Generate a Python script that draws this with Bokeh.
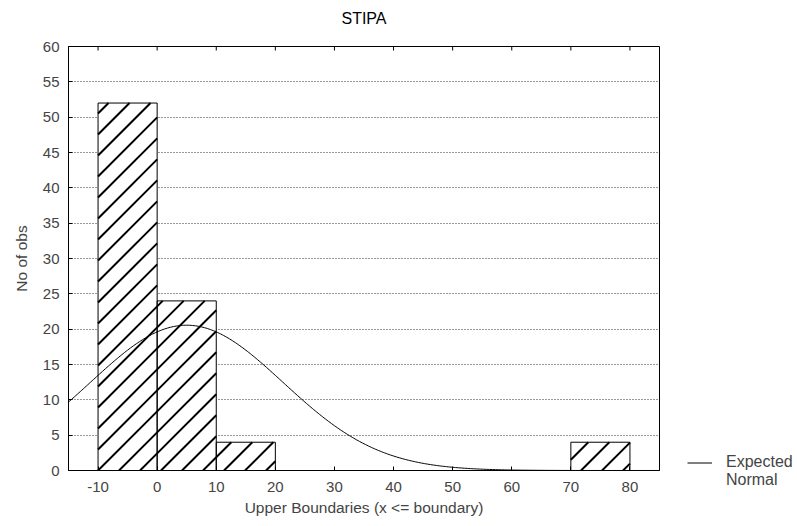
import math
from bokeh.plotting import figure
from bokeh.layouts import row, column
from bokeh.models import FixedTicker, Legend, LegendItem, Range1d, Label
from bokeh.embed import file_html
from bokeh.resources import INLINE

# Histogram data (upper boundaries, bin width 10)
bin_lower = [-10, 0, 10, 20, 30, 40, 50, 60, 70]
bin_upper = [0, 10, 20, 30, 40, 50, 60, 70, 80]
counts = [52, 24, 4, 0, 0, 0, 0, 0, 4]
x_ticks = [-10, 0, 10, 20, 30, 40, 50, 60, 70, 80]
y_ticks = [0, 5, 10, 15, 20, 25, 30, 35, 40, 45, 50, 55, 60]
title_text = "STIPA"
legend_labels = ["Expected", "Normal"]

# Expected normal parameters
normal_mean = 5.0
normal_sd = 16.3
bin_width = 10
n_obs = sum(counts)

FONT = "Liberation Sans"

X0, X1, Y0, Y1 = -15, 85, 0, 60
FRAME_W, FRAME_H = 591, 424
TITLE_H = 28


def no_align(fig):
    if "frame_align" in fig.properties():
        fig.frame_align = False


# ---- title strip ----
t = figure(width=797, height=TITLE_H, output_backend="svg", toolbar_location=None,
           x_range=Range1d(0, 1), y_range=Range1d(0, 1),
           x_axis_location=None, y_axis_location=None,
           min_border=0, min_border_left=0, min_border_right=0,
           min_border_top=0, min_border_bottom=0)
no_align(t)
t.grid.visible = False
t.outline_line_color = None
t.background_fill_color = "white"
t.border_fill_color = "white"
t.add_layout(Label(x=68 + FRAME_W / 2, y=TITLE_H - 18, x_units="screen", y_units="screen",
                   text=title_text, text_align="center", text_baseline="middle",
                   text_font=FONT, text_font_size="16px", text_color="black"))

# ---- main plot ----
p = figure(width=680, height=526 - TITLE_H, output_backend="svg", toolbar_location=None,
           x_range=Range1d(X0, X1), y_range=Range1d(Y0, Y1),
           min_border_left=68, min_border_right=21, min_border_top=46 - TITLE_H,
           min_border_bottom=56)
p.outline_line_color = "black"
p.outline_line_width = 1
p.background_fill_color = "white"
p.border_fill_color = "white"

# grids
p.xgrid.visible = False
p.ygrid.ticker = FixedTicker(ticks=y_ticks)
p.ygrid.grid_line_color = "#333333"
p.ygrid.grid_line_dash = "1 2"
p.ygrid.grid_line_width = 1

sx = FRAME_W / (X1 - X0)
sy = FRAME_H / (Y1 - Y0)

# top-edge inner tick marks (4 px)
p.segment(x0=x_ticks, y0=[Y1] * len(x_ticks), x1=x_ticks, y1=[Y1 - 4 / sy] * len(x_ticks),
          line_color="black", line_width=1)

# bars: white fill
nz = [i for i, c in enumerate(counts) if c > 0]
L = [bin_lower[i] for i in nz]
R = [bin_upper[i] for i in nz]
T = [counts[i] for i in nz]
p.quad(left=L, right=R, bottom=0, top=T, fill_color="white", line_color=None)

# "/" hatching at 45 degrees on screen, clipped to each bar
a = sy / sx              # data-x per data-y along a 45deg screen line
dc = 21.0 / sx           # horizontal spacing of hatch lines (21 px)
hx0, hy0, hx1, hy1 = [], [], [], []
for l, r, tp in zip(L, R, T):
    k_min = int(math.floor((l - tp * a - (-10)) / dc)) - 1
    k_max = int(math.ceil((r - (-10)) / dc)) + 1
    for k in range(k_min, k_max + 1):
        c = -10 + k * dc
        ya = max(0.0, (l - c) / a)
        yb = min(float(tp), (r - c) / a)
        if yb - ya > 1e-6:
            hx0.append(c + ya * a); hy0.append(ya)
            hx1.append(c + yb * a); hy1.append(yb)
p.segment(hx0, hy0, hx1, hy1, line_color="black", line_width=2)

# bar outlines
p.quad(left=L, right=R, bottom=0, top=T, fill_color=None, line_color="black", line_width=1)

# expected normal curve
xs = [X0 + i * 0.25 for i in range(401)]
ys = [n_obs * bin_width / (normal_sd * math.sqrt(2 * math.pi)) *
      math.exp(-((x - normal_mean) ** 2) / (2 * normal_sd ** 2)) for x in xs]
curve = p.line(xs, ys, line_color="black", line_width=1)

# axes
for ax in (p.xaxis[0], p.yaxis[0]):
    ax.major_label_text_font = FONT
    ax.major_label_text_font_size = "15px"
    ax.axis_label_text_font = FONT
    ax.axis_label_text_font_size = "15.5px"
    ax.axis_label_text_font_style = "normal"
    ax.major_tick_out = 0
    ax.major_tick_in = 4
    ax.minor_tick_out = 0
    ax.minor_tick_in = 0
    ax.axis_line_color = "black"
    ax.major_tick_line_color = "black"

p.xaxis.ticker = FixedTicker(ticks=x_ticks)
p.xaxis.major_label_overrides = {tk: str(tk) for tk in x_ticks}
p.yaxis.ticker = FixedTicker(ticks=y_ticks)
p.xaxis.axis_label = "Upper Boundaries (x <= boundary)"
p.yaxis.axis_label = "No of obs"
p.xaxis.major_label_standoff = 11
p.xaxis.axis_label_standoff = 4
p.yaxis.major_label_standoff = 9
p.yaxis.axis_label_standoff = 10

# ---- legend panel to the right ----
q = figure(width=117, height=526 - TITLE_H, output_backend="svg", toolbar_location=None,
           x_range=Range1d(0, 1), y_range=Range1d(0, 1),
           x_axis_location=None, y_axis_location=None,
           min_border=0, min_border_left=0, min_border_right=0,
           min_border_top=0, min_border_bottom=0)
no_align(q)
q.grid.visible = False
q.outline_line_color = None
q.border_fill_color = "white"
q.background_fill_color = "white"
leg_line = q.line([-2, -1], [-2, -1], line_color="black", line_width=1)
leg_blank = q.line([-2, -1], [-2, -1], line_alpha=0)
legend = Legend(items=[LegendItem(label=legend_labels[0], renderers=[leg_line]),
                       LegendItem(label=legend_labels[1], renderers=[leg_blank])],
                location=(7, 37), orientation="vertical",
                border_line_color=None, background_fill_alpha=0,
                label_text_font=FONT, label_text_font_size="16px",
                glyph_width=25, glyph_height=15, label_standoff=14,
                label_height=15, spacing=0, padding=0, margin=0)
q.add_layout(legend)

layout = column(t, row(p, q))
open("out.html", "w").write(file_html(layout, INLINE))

Do this:
Repeat the listing in full and exactly. Do not include any images.

Solution for this exercise:
Generate a Python script that draws this with Bokeh.
import math
from bokeh.plotting import figure
from bokeh.layouts import row, column
from bokeh.models import FixedTicker, Legend, LegendItem, Range1d, Label
from bokeh.embed import file_html
from bokeh.resources import INLINE

# Histogram data (upper boundaries, bin width 10)
bin_lower = [-10, 0, 10, 20, 30, 40, 50, 60, 70]
bin_upper = [0, 10, 20, 30, 40, 50, 60, 70, 80]
counts = [52, 24, 4, 0, 0, 0, 0, 0, 4]
x_ticks = [-10, 0, 10, 20, 30, 40, 50, 60, 70, 80]
y_ticks = [0, 5, 10, 15, 20, 25, 30, 35, 40, 45, 50, 55, 60]
title_text = "STIPA"
legend_labels = ["Expected", "Normal"]

# Expected normal parameters
normal_mean = 5.0
normal_sd = 16.3
bin_width = 10
n_obs = sum(counts)

FONT = "Liberation Sans"

X0, X1, Y0, Y1 = -15, 85, 0, 60
FRAME_W, FRAME_H = 591, 424
TITLE_H = 28


def no_align(fig):
    if "frame_align" in fig.properties():
        fig.frame_align = False


# ---- title strip ----
t = figure(width=797, height=TITLE_H, output_backend="svg", toolbar_location=None,
           x_range=Range1d(0, 1), y_range=Range1d(0, 1),
           x_axis_location=None, y_axis_location=None,
           min_border=0, min_border_left=0, min_border_right=0,
           min_border_top=0, min_border_bottom=0)
no_align(t)
t.grid.visible = False
t.outline_line_color = None
t.background_fill_color = "white"
t.border_fill_color = "white"
t.add_layout(Label(x=68 + FRAME_W / 2, y=TITLE_H - 18, x_units="screen", y_units="screen",
                   text=title_text, text_align="center", text_baseline="middle",
                   text_font=FONT, text_font_size="16px", text_color="black"))

# ---- main plot ----
p = figure(width=680, height=526 - TITLE_H, output_backend="svg", toolbar_location=None,
           x_range=Range1d(X0, X1), y_range=Range1d(Y0, Y1),
           min_border_left=68, min_border_right=21, min_border_top=46 - TITLE_H,
           min_border_bottom=56)
p.outline_line_color = "black"
p.outline_line_width = 1
p.background_fill_color = "white"
p.border_fill_color = "white"

# grids
p.xgrid.visible = False
p.ygrid.ticker = FixedTicker(ticks=y_ticks)
p.ygrid.grid_line_color = "#333333"
p.ygrid.grid_line_dash = "1 2"
p.ygrid.grid_line_width = 1

sx = FRAME_W / (X1 - X0)
sy = FRAME_H / (Y1 - Y0)

# top-edge inner tick marks (4 px)
p.segment(x0=x_ticks, y0=[Y1] * len(x_ticks), x1=x_ticks, y1=[Y1 - 4 / sy] * len(x_ticks),
          line_color="black", line_width=1)

# bars: white fill
nz = [i for i, c in enumerate(counts) if c > 0]
L = [bin_lower[i] for i in nz]
R = [bin_upper[i] for i in nz]
T = [counts[i] for i in nz]
p.quad(left=L, right=R, bottom=0, top=T, fill_color="white", line_color=None)

# "/" hatching at 45 degrees on screen, clipped to each bar
a = sy / sx              # data-x per data-y along a 45deg screen line
dc = 21.0 / sx           # horizontal spacing of hatch lines (21 px)
hx0, hy0, hx1, hy1 = [], [], [], []
for l, r, tp in zip(L, R, T):
    k_min = int(math.floor((l - tp * a - (-10)) / dc)) - 1
    k_max = int(math.ceil((r - (-10)) / dc)) + 1
    for k in range(k_min, k_max + 1):
        c = -10 + k * dc
        ya = max(0.0, (l - c) / a)
        yb = min(float(tp), (r - c) / a)
        if yb - ya > 1e-6:
            hx0.append(c + ya * a); hy0.append(ya)
            hx1.append(c + yb * a); hy1.append(yb)
p.segment(hx0, hy0, hx1, hy1, line_color="black", line_width=2)

# bar outlines
p.quad(left=L, right=R, bottom=0, top=T, fill_color=None, line_color="black", line_width=1)

# expected normal curve
xs = [X0 + i * 0.25 for i in range(401)]
ys = [n_obs * bin_width / (normal_sd * math.sqrt(2 * math.pi)) *
      math.exp(-((x - normal_mean) ** 2) / (2 * normal_sd ** 2)) for x in xs]
curve = p.line(xs, ys, line_color="black", line_width=1)

# axes
for ax in (p.xaxis[0], p.yaxis[0]):
    ax.major_label_text_font = FONT
    ax.major_label_text_font_size = "15px"
    ax.axis_label_text_font = FONT
    ax.axis_label_text_font_size = "15.5px"
    ax.axis_label_text_font_style = "normal"
    ax.major_tick_out = 0
    ax.major_tick_in = 4
    ax.minor_tick_out = 0
    ax.minor_tick_in = 0
    ax.axis_line_color = "black"
    ax.major_tick_line_color = "black"

p.xaxis.ticker = FixedTicker(ticks=x_ticks)
p.xaxis.major_label_overrides = {tk: str(tk) for tk in x_ticks}
p.yaxis.ticker = FixedTicker(ticks=y_ticks)
p.xaxis.axis_label = "Upper Boundaries (x <= boundary)"
p.yaxis.axis_label = "No of obs"
p.xaxis.major_label_standoff = 11
p.xaxis.axis_label_standoff = 4
p.yaxis.major_label_standoff = 9
p.yaxis.axis_label_standoff = 10

# ---- legend panel to the right ----
q = figure(width=117, height=526 - TITLE_H, output_backend="svg", toolbar_location=None,
           x_range=Range1d(0, 1), y_range=Range1d(0, 1),
           x_axis_location=None, y_axis_location=None,
           min_border=0, min_border_left=0, min_border_right=0,
           min_border_top=0, min_border_bottom=0)
no_align(q)
q.grid.visible = False
q.outline_line_color = None
q.border_fill_color = "white"
q.background_fill_color = "white"
leg_line = q.line([-2, -1], [-2, -1], line_color="black", line_width=1)
leg_blank = q.line([-2, -1], [-2, -1], line_alpha=0)
legend = Legend(items=[LegendItem(label=legend_labels[0], renderers=[leg_line]),
                       LegendItem(label=legend_labels[1], renderers=[leg_blank])],
                location=(7, 37), orientation="vertical",
                border_line_color=None, background_fill_alpha=0,
                label_text_font=FONT, label_text_font_size="16px",
                glyph_width=25, glyph_height=15, label_standoff=14,
                label_height=15, spacing=0, padding=0, margin=0)
q.add_layout(legend)

layout = column(t, row(p, q))
open("out.html", "w").write(file_html(layout, INLINE))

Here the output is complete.